# TASK PROMPT
Exactly the lines from the line containing "Rebuild this chart" through the line containing "visit_16_night_err = [2.0, 2.3, 2.5, 1.0, 0.8, 1.15]" are to be echoed, with both included and pictures left out.

A block of data:
____
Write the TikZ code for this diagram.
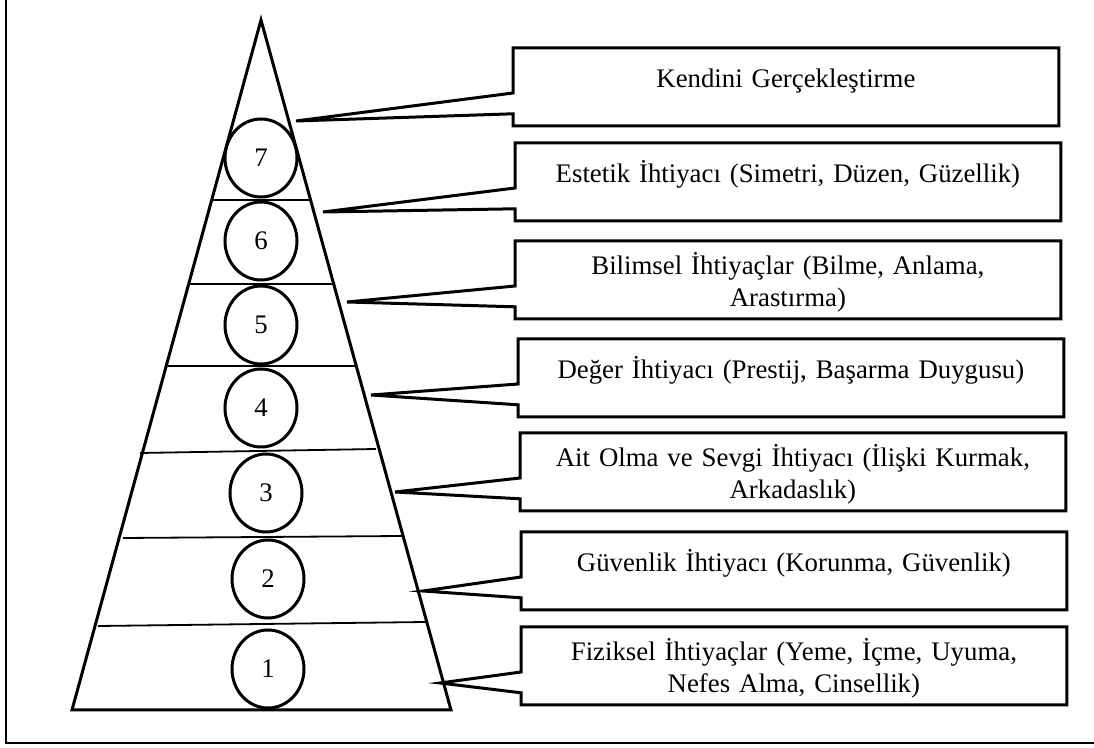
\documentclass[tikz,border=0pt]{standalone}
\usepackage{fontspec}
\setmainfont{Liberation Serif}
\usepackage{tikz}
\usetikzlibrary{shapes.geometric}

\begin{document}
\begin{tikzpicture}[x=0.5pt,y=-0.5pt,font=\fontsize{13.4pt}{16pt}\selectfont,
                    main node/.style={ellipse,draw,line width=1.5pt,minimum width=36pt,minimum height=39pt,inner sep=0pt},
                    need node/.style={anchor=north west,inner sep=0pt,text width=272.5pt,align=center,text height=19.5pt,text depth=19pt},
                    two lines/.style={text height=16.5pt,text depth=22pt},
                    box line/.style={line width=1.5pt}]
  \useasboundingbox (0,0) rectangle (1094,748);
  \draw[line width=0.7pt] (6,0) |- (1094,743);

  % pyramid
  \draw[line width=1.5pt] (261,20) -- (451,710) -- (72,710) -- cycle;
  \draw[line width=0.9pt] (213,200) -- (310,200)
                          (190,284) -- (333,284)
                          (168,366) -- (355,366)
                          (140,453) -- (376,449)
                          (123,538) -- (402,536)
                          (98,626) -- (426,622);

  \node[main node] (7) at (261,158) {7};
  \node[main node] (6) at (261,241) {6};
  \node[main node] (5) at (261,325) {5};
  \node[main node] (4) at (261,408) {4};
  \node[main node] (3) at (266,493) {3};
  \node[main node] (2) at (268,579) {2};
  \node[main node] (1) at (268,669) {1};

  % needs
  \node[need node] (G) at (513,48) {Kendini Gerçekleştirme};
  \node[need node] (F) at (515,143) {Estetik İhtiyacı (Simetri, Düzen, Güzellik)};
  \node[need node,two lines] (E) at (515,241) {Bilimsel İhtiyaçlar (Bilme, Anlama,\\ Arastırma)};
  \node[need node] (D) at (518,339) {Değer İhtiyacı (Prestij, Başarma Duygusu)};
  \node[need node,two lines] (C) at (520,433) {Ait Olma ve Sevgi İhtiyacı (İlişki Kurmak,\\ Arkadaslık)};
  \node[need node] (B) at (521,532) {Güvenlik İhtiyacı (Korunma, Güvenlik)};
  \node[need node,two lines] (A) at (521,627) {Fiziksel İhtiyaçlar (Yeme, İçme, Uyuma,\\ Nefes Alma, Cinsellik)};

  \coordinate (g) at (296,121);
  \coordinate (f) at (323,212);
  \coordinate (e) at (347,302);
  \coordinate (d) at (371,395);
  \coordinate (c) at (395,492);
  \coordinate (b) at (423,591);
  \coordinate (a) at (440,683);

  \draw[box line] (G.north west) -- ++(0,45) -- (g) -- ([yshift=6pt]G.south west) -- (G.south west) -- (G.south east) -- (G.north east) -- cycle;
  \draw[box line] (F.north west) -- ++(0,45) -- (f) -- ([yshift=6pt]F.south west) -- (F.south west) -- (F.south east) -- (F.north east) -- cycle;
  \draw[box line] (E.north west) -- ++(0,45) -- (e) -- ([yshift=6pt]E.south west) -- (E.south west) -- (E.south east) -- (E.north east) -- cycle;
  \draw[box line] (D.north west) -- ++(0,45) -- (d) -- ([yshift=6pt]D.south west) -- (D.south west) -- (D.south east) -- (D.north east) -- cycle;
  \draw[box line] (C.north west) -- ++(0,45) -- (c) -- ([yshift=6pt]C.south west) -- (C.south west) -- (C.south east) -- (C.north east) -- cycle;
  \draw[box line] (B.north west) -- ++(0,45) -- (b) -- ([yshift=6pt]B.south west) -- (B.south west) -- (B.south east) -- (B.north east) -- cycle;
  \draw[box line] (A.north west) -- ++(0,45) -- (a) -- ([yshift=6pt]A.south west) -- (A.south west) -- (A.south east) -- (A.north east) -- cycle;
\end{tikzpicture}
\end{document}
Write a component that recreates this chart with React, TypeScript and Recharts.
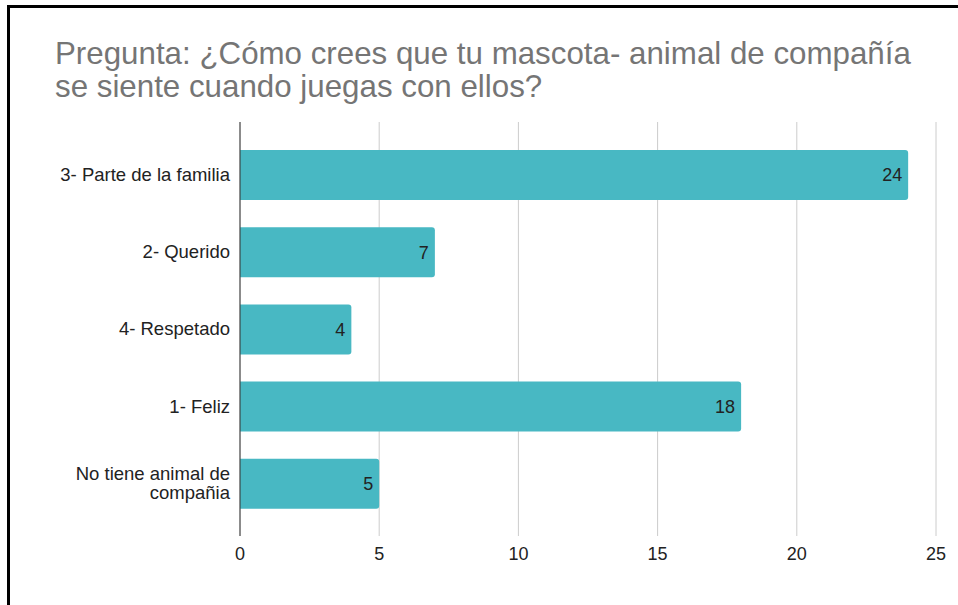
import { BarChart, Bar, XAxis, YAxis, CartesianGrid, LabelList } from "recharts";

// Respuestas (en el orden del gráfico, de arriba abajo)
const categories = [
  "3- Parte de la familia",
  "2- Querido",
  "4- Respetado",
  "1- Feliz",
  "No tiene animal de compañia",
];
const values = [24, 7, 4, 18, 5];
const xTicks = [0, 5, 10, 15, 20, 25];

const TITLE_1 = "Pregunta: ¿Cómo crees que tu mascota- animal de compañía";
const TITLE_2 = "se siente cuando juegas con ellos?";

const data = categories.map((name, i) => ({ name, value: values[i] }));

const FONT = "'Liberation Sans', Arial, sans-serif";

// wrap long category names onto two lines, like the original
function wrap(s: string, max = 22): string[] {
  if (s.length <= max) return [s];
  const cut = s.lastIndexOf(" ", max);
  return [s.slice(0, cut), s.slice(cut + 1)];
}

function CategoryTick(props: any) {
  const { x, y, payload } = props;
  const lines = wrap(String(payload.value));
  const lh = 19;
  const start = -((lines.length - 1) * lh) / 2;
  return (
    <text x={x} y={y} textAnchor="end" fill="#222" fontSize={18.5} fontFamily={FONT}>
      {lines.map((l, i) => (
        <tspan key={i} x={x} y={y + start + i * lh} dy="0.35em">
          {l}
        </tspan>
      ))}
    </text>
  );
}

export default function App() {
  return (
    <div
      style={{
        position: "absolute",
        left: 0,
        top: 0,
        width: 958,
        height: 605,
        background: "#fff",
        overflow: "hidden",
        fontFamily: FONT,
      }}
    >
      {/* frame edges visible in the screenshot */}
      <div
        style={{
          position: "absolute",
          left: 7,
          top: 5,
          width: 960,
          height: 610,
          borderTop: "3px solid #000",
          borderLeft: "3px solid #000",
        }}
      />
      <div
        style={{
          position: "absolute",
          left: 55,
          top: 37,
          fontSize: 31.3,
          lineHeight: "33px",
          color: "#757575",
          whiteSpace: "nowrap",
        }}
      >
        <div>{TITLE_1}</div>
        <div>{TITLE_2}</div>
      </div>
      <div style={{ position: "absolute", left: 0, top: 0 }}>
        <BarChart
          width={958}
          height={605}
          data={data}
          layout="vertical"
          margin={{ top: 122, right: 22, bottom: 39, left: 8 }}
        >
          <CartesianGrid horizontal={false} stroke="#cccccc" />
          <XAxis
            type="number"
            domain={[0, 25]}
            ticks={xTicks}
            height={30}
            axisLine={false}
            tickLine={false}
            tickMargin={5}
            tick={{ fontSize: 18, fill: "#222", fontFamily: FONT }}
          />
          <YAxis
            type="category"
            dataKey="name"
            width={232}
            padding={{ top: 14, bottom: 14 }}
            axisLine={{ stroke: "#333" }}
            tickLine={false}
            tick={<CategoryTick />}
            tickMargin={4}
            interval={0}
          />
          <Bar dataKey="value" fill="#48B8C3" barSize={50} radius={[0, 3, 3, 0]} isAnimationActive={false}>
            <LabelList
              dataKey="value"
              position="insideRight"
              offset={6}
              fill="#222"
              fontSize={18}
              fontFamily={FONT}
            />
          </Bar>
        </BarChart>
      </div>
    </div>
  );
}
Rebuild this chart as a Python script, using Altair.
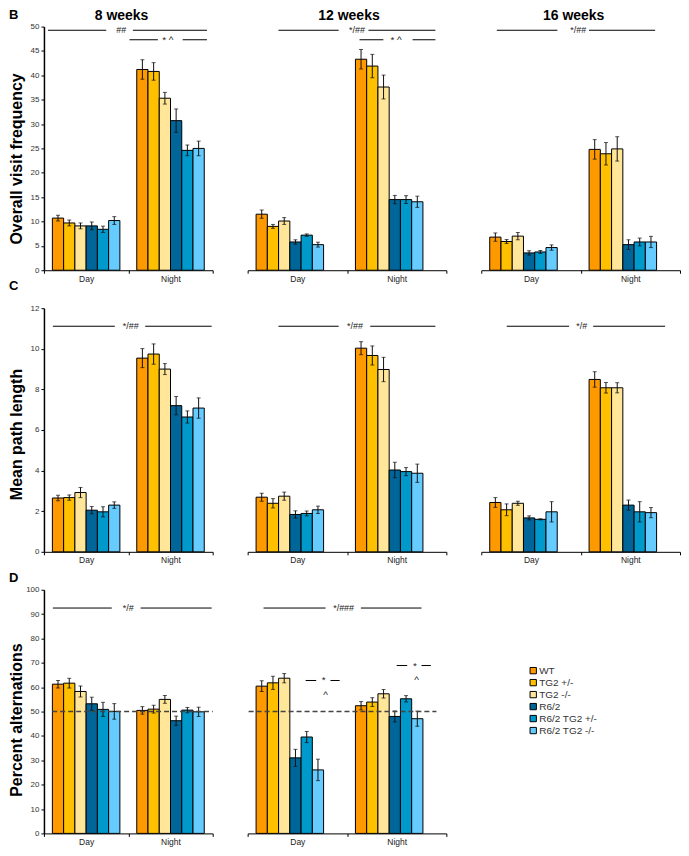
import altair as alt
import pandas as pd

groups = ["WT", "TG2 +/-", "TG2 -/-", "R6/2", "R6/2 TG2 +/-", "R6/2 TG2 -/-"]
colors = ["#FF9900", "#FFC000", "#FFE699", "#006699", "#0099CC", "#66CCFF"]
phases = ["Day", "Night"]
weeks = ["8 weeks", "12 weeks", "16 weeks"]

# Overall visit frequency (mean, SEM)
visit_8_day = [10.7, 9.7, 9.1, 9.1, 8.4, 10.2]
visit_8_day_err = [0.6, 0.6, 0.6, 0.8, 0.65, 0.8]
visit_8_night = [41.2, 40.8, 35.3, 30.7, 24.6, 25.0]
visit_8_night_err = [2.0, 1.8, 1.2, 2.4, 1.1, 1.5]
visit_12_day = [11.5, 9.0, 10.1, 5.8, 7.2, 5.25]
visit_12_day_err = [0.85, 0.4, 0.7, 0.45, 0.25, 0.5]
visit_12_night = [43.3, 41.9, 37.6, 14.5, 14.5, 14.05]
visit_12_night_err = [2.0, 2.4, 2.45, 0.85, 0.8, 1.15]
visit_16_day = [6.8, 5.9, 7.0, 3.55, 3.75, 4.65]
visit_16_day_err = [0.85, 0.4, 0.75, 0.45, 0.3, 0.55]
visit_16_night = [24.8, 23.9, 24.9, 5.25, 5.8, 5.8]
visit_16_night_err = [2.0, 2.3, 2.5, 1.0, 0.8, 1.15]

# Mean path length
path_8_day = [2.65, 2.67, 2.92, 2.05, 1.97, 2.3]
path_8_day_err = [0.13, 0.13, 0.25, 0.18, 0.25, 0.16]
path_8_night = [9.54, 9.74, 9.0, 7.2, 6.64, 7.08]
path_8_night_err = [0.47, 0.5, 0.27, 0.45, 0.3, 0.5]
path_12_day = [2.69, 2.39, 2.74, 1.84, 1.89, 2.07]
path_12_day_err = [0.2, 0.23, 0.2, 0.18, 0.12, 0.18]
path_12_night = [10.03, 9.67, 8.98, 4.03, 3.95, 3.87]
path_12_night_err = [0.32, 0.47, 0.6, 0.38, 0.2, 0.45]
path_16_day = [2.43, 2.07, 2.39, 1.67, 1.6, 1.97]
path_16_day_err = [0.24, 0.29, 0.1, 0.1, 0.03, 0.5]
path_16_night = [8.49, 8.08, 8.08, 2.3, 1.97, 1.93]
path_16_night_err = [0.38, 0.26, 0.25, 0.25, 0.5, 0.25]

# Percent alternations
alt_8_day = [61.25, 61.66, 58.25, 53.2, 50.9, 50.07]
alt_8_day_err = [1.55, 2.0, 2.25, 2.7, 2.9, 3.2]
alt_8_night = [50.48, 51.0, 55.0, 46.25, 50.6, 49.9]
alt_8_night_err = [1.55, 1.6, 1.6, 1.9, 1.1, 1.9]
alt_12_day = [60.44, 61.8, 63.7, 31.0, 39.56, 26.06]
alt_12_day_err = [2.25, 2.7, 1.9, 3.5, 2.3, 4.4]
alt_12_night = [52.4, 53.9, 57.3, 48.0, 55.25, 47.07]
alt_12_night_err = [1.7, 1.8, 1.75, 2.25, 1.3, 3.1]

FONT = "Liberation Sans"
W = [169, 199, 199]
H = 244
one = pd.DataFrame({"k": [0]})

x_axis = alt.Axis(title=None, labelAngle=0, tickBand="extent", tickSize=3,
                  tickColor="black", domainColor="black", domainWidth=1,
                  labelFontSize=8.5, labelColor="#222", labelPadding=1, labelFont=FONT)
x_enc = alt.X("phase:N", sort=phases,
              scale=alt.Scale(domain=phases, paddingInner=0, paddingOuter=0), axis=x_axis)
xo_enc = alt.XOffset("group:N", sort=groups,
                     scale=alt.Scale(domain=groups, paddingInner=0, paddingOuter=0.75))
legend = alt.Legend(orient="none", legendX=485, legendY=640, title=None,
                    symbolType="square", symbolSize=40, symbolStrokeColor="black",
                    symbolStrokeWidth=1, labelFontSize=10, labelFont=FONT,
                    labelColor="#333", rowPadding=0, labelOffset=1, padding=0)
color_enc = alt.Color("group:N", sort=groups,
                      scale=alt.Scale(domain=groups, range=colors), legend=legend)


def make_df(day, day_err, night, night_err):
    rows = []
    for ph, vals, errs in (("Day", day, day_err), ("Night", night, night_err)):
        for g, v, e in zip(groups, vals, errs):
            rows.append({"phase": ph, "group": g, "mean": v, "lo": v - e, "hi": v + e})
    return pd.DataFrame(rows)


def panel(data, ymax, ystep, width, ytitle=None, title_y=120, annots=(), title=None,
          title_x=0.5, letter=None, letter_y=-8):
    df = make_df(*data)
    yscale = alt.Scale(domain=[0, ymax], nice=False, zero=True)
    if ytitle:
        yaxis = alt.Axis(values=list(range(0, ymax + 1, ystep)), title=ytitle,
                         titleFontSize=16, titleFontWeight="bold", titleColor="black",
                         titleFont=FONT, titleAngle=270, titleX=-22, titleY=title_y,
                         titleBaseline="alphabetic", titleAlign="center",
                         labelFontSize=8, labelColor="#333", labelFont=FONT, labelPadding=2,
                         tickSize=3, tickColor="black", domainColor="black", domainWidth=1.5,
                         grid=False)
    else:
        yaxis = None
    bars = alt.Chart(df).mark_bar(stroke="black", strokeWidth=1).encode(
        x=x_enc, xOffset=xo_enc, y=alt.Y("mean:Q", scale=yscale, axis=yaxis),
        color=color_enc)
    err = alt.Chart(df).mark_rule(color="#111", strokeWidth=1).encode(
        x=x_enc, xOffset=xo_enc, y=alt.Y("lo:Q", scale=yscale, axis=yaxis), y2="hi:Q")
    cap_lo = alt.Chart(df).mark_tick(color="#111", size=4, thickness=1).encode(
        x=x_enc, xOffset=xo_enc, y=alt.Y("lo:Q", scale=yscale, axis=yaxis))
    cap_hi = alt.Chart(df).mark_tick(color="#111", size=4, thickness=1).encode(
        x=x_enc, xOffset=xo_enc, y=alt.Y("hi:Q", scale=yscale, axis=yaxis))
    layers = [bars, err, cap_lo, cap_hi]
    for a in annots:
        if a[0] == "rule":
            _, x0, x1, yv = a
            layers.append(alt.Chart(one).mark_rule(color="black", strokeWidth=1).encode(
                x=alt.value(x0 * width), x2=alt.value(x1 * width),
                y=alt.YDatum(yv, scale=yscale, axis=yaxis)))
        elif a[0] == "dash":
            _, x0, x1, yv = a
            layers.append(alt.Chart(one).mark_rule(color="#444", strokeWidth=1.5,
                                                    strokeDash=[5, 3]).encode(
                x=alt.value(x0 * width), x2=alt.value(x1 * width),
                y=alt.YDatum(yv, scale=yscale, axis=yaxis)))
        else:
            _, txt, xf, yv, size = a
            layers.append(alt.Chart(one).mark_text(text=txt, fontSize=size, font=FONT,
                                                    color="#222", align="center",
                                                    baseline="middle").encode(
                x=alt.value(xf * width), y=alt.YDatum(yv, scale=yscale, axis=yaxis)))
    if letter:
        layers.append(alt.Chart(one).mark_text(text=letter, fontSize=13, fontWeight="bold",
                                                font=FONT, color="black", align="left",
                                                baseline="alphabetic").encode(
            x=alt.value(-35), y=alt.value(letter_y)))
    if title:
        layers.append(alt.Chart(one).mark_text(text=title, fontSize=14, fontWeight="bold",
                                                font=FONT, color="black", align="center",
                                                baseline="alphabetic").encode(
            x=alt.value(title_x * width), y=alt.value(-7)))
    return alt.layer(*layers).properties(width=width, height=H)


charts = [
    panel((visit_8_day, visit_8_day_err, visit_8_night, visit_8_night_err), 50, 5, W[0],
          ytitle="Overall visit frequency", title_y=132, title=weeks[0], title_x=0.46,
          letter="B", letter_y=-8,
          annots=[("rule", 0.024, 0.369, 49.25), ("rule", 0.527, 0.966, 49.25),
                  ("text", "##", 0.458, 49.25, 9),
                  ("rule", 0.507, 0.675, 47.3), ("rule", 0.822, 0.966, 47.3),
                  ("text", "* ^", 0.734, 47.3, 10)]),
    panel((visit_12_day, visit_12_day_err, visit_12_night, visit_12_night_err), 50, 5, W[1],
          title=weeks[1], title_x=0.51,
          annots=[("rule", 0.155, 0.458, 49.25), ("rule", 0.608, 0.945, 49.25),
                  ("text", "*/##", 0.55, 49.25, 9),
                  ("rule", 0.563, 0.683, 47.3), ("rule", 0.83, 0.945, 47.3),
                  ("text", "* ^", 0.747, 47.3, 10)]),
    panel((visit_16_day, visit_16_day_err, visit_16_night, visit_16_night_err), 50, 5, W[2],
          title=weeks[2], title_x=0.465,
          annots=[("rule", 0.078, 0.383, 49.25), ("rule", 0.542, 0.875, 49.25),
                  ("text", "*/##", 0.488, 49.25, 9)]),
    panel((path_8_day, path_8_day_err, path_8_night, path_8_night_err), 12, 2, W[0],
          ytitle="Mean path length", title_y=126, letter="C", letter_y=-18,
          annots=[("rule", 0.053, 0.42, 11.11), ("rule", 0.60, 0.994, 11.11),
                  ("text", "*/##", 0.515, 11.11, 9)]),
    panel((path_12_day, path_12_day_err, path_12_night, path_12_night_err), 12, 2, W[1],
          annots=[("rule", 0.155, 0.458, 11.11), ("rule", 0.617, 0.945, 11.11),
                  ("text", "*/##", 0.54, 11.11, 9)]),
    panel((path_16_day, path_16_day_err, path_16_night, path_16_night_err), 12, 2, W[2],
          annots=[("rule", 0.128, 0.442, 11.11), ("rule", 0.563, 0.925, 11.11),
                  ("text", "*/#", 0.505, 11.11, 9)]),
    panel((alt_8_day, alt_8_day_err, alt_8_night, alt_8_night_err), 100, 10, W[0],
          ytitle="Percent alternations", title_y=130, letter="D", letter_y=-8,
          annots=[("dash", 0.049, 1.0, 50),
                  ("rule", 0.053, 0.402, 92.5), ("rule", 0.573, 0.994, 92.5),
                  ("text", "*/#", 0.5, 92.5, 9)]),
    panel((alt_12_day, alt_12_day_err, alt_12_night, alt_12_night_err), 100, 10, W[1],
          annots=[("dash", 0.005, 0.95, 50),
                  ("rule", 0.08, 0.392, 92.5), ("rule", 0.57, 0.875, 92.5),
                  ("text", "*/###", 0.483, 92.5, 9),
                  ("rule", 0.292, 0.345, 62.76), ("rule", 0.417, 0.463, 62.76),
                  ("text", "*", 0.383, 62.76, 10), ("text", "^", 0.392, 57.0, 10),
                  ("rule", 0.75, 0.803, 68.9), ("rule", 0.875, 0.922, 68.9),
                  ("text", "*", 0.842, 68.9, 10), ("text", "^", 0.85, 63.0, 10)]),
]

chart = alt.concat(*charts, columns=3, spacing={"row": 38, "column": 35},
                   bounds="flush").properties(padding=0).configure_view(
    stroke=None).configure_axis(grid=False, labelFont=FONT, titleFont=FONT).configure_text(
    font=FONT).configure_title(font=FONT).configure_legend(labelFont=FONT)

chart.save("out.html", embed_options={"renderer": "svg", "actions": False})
____
# OUTPUT FOR THIS EXERCISE
Rebuild this chart as a Python script, using Altair.
import altair as alt
import pandas as pd

groups = ["WT", "TG2 +/-", "TG2 -/-", "R6/2", "R6/2 TG2 +/-", "R6/2 TG2 -/-"]
colors = ["#FF9900", "#FFC000", "#FFE699", "#006699", "#0099CC", "#66CCFF"]
phases = ["Day", "Night"]
weeks = ["8 weeks", "12 weeks", "16 weeks"]

# Overall visit frequency (mean, SEM)
visit_8_day = [10.7, 9.7, 9.1, 9.1, 8.4, 10.2]
visit_8_day_err = [0.6, 0.6, 0.6, 0.8, 0.65, 0.8]
visit_8_night = [41.2, 40.8, 35.3, 30.7, 24.6, 25.0]
visit_8_night_err = [2.0, 1.8, 1.2, 2.4, 1.1, 1.5]
visit_12_day = [11.5, 9.0, 10.1, 5.8, 7.2, 5.25]
visit_12_day_err = [0.85, 0.4, 0.7, 0.45, 0.25, 0.5]
visit_12_night = [43.3, 41.9, 37.6, 14.5, 14.5, 14.05]
visit_12_night_err = [2.0, 2.4, 2.45, 0.85, 0.8, 1.15]
visit_16_day = [6.8, 5.9, 7.0, 3.55, 3.75, 4.65]
visit_16_day_err = [0.85, 0.4, 0.75, 0.45, 0.3, 0.55]
visit_16_night = [24.8, 23.9, 24.9, 5.25, 5.8, 5.8]
visit_16_night_err = [2.0, 2.3, 2.5, 1.0, 0.8, 1.15]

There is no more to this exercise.